Start Source material

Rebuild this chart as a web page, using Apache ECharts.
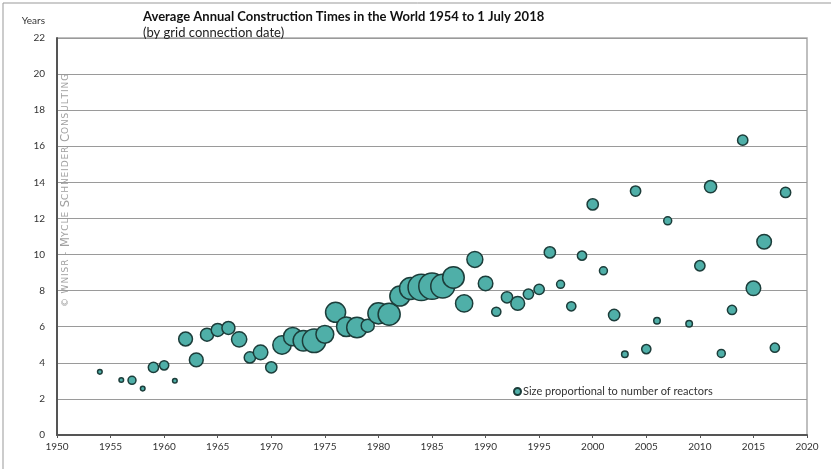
<!DOCTYPE html>
<html>
<head>
<meta charset="utf-8">
<script src="https://cdn.jsdelivr.net/npm/echarts@6/dist/echarts.min.js"></script>
<style>
  html, body { margin: 0; padding: 0; background: #fff; }
  #chart { width: 831px; height: 469px; }
</style>
</head>
<body>
<div id="chart"></div>
<script>
// grid connection year, average construction time (years), number of reactors
const years = [1954, 1956, 1957, 1958, 1959, 1960, 1961, 1962, 1963, 1964, 1965, 1966, 1967, 1968, 1969,
  1970, 1971, 1972, 1973, 1974, 1975, 1976, 1977, 1978, 1979, 1980, 1981, 1982, 1983, 1984, 1985, 1986,
  1987, 1988, 1989, 1990, 1991, 1992, 1993, 1994, 1995, 1996, 1997, 1998, 1999, 2000, 2001, 2002, 2003,
  2004, 2005, 2006, 2007, 2009, 2010, 2011, 2012, 2013, 2014, 2015, 2016, 2017, 2018];
const buildTimes = [3.5, 3.05, 3.03, 2.57, 3.75, 3.86, 3.01, 5.32, 4.16, 5.56, 5.82, 5.93, 5.3, 4.3, 4.58,
  3.75, 4.99, 5.45, 5.22, 5.22, 5.58, 6.8, 6.0, 5.96, 6.06, 6.74, 6.69, 7.7, 8.12, 8.18, 8.25, 8.25,
  8.73, 7.29, 9.73, 8.4, 6.83, 7.63, 7.29, 7.81, 8.07, 10.12, 8.35, 7.13, 9.94, 12.78, 9.1, 6.65, 4.47,
  13.52, 4.76, 6.33, 11.87, 6.17, 9.38, 13.76, 4.52, 6.93, 16.34, 8.13, 10.71, 4.84, 13.44];
const reactors = [1, 1, 3, 1, 5, 4, 1, 9, 9, 8, 8, 8, 11, 6, 10,
  6, 16, 16, 20, 26, 15, 19, 18, 20, 8, 21, 23, 19, 23, 33, 33, 27,
  22, 14, 12, 10, 4, 6, 9, 5, 5, 6, 3, 4, 4, 6, 3, 6, 2,
  5, 4, 2, 3, 2, 5, 7, 3, 4, 5, 10, 10, 4, 5];
const yTicks = [0, 2, 4, 6, 8, 10, 12, 14, 16, 18, 20, 22];

const points = years.map((y, i) => [y, buildTimes[i], reactors[i]]);
const font = 'Lato';

// spaced-out small caps for the watermark
const sp = s => s.split('').join('\u200A') + '\u200A';
const mark = '{s|' + sp('© WNISR - ') + '}{b|M}{s|' + sp('YCLE ') + '}{b|S}{s|' + sp('CHNEIDER ') +
  '}{b|C}{s|' + sp('ONSULTING') + '}';

const chart = echarts.init(document.getElementById('chart'));
chart.setOption({
  backgroundColor: '#fff',
  animation: false,
  textStyle: { fontFamily: font },
  title: {
    text: 'Average Annual Construction Times in the World 1954 to 1 July 2018',
    subtext: '(by grid connection date)',
    left: 138,
    top: 5,
    itemGap: 3,
    textStyle: { fontFamily: font, fontSize: 13, fontWeight: 'bold', color: '#111' },
    subtextStyle: { fontFamily: font, fontSize: 13, color: '#222' }
  },
  legend: {
    left: 508,
    top: 381,
    itemWidth: 7,
    itemHeight: 7,
    itemGap: 3,
    textStyle: { fontFamily: font, fontSize: 11, color: '#333', padding: [0, 0, 0, -3] },
    data: ['Size proportional to number of reactors']
  },
  grid: { left: 57, right: 24, top: 38, bottom: 34 },
  xAxis: {
    type: 'value',
    min: 1950,
    max: 2020,
    interval: 5,
    axisLine: { show: true, lineStyle: { color: '#555', width: 2 } },
    axisTick: { show: true, length: 3, lineStyle: { color: '#555' } },
    axisLabel: { color: '#333', fontSize: 10, margin: 7, fontFamily: font, formatter: v => String(v) },
    splitLine: { show: false }
  },
  yAxis: {
    type: 'value',
    min: 0,
    max: 22,
    interval: 2,
    name: 'Years',
    nameLocation: 'end',
    nameGap: 12,
    nameTextStyle: { color: '#333', fontSize: 10, align: 'right', padding: [0, 12, 0, 0] },
    axisLine: { show: true, lineStyle: { color: '#555', width: 2 } },
    axisTick: { show: false },
    axisLabel: {
      color: '#333', fontSize: 10, margin: 12, fontFamily: font,
      formatter: v => (yTicks.includes(v) ? String(v) : '')
    },
    splitLine: { show: true, lineStyle: { color: '#9a9a9a', width: 1 } }
  },
  graphic: [
    // outer frame
    { type: 'rect', shape: { x: 3, y: 3, width: 860, height: 500 },
      style: { fill: 'none', stroke: '#999', lineWidth: 1 }, silent: true },
    // plot border (top / right)
    { type: 'polyline', shape: { points: [[57, 38], [807, 38], [807, 435]] },
      style: { stroke: '#aaa', lineWidth: 1.5, fill: 'none' }, silent: true },
    // copyright watermark
    {
      type: 'text', x: 66, y: 190, rotation: Math.PI / 2,
      style: {
        text: mark,
        align: 'center', verticalAlign: 'middle',
        rich: {
          s: { fontFamily: 'DejaVu Sans', fontSize: 9, fill: '#a0a0a0' },
          b: { fontFamily: 'DejaVu Sans', fontSize: 11.5, fill: '#a0a0a0' }
        }
      },
      silent: true
    }
  ],
  series: [{
    name: 'Size proportional to number of reactors',
    type: 'scatter',
    data: points,
    symbol: 'circle',
    symbolSize: d => 4.6 * Math.sqrt(d[2]),
    itemStyle: { color: '#4fafa8', borderColor: '#1c3d3a', borderWidth: 1.5, opacity: 1 }
  }]
});
</script>
</body>
</html>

End Source material

Repeat the listing in full and exactly. Do not include any images.

Rebuild this chart as a web page, using Apache ECharts.
<!DOCTYPE html>
<html>
<head>
<meta charset="utf-8">
<script src="https://cdn.jsdelivr.net/npm/echarts@6/dist/echarts.min.js"></script>
<style>
  html, body { margin: 0; padding: 0; background: #fff; }
  #chart { width: 831px; height: 469px; }
</style>
</head>
<body>
<div id="chart"></div>
<script>
// grid connection year, average construction time (years), number of reactors
const years = [1954, 1956, 1957, 1958, 1959, 1960, 1961, 1962, 1963, 1964, 1965, 1966, 1967, 1968, 1969,
  1970, 1971, 1972, 1973, 1974, 1975, 1976, 1977, 1978, 1979, 1980, 1981, 1982, 1983, 1984, 1985, 1986,
  1987, 1988, 1989, 1990, 1991, 1992, 1993, 1994, 1995, 1996, 1997, 1998, 1999, 2000, 2001, 2002, 2003,
  2004, 2005, 2006, 2007, 2009, 2010, 2011, 2012, 2013, 2014, 2015, 2016, 2017, 2018];
const buildTimes = [3.5, 3.05, 3.03, 2.57, 3.75, 3.86, 3.01, 5.32, 4.16, 5.56, 5.82, 5.93, 5.3, 4.3, 4.58,
  3.75, 4.99, 5.45, 5.22, 5.22, 5.58, 6.8, 6.0, 5.96, 6.06, 6.74, 6.69, 7.7, 8.12, 8.18, 8.25, 8.25,
  8.73, 7.29, 9.73, 8.4, 6.83, 7.63, 7.29, 7.81, 8.07, 10.12, 8.35, 7.13, 9.94, 12.78, 9.1, 6.65, 4.47,
  13.52, 4.76, 6.33, 11.87, 6.17, 9.38, 13.76, 4.52, 6.93, 16.34, 8.13, 10.71, 4.84, 13.44];
const reactors = [1, 1, 3, 1, 5, 4, 1, 9, 9, 8, 8, 8, 11, 6, 10,
  6, 16, 16, 20, 26, 15, 19, 18, 20, 8, 21, 23, 19, 23, 33, 33, 27,
  22, 14, 12, 10, 4, 6, 9, 5, 5, 6, 3, 4, 4, 6, 3, 6, 2,
  5, 4, 2, 3, 2, 5, 7, 3, 4, 5, 10, 10, 4, 5];
const yTicks = [0, 2, 4, 6, 8, 10, 12, 14, 16, 18, 20, 22];

const points = years.map((y, i) => [y, buildTimes[i], reactors[i]]);
const font = 'Lato';

// spaced-out small caps for the watermark
const sp = s => s.split('').join('\u200A') + '\u200A';
const mark = '{s|' + sp('© WNISR - ') + '}{b|M}{s|' + sp('YCLE ') + '}{b|S}{s|' + sp('CHNEIDER ') +
  '}{b|C}{s|' + sp('ONSULTING') + '}';

const chart = echarts.init(document.getElementById('chart'));
chart.setOption({
  backgroundColor: '#fff',
  animation: false,
  textStyle: { fontFamily: font },
  title: {
    text: 'Average Annual Construction Times in the World 1954 to 1 July 2018',
    subtext: '(by grid connection date)',
    left: 138,
    top: 5,
    itemGap: 3,
    textStyle: { fontFamily: font, fontSize: 13, fontWeight: 'bold', color: '#111' },
    subtextStyle: { fontFamily: font, fontSize: 13, color: '#222' }
  },
  legend: {
    left: 508,
    top: 381,
    itemWidth: 7,
    itemHeight: 7,
    itemGap: 3,
    textStyle: { fontFamily: font, fontSize: 11, color: '#333', padding: [0, 0, 0, -3] },
    data: ['Size proportional to number of reactors']
  },
  grid: { left: 57, right: 24, top: 38, bottom: 34 },
  xAxis: {
    type: 'value',
    min: 1950,
    max: 2020,
    interval: 5,
    axisLine: { show: true, lineStyle: { color: '#555', width: 2 } },
    axisTick: { show: true, length: 3, lineStyle: { color: '#555' } },
    axisLabel: { color: '#333', fontSize: 10, margin: 7, fontFamily: font, formatter: v => String(v) },
    splitLine: { show: false }
  },
  yAxis: {
    type: 'value',
    min: 0,
    max: 22,
    interval: 2,
    name: 'Years',
    nameLocation: 'end',
    nameGap: 12,
    nameTextStyle: { color: '#333', fontSize: 10, align: 'right', padding: [0, 12, 0, 0] },
    axisLine: { show: true, lineStyle: { color: '#555', width: 2 } },
    axisTick: { show: false },
    axisLabel: {
      color: '#333', fontSize: 10, margin: 12, fontFamily: font,
      formatter: v => (yTicks.includes(v) ? String(v) : '')
    },
    splitLine: { show: true, lineStyle: { color: '#9a9a9a', width: 1 } }
  },
  graphic: [
    // outer frame
    { type: 'rect', shape: { x: 3, y: 3, width: 860, height: 500 },
      style: { fill: 'none', stroke: '#999', lineWidth: 1 }, silent: true },
    // plot border (top / right)
    { type: 'polyline', shape: { points: [[57, 38], [807, 38], [807, 435]] },
      style: { stroke: '#aaa', lineWidth: 1.5, fill: 'none' }, silent: true },
    // copyright watermark
    {
      type: 'text', x: 66, y: 190, rotation: Math.PI / 2,
      style: {
        text: mark,
        align: 'center', verticalAlign: 'middle',
        rich: {
          s: { fontFamily: 'DejaVu Sans', fontSize: 9, fill: '#a0a0a0' },
          b: { fontFamily: 'DejaVu Sans', fontSize: 11.5, fill: '#a0a0a0' }
        }
      },
      silent: true
    }
  ],
  series: [{
    name: 'Size proportional to number of reactors',
    type: 'scatter',
    data: points,
    symbol: 'circle',
    symbolSize: d => 4.6 * Math.sqrt(d[2]),
    itemStyle: { color: '#4fafa8', borderColor: '#1c3d3a', borderWidth: 1.5, opacity: 1 }
  }]
});
</script>
</body>
</html>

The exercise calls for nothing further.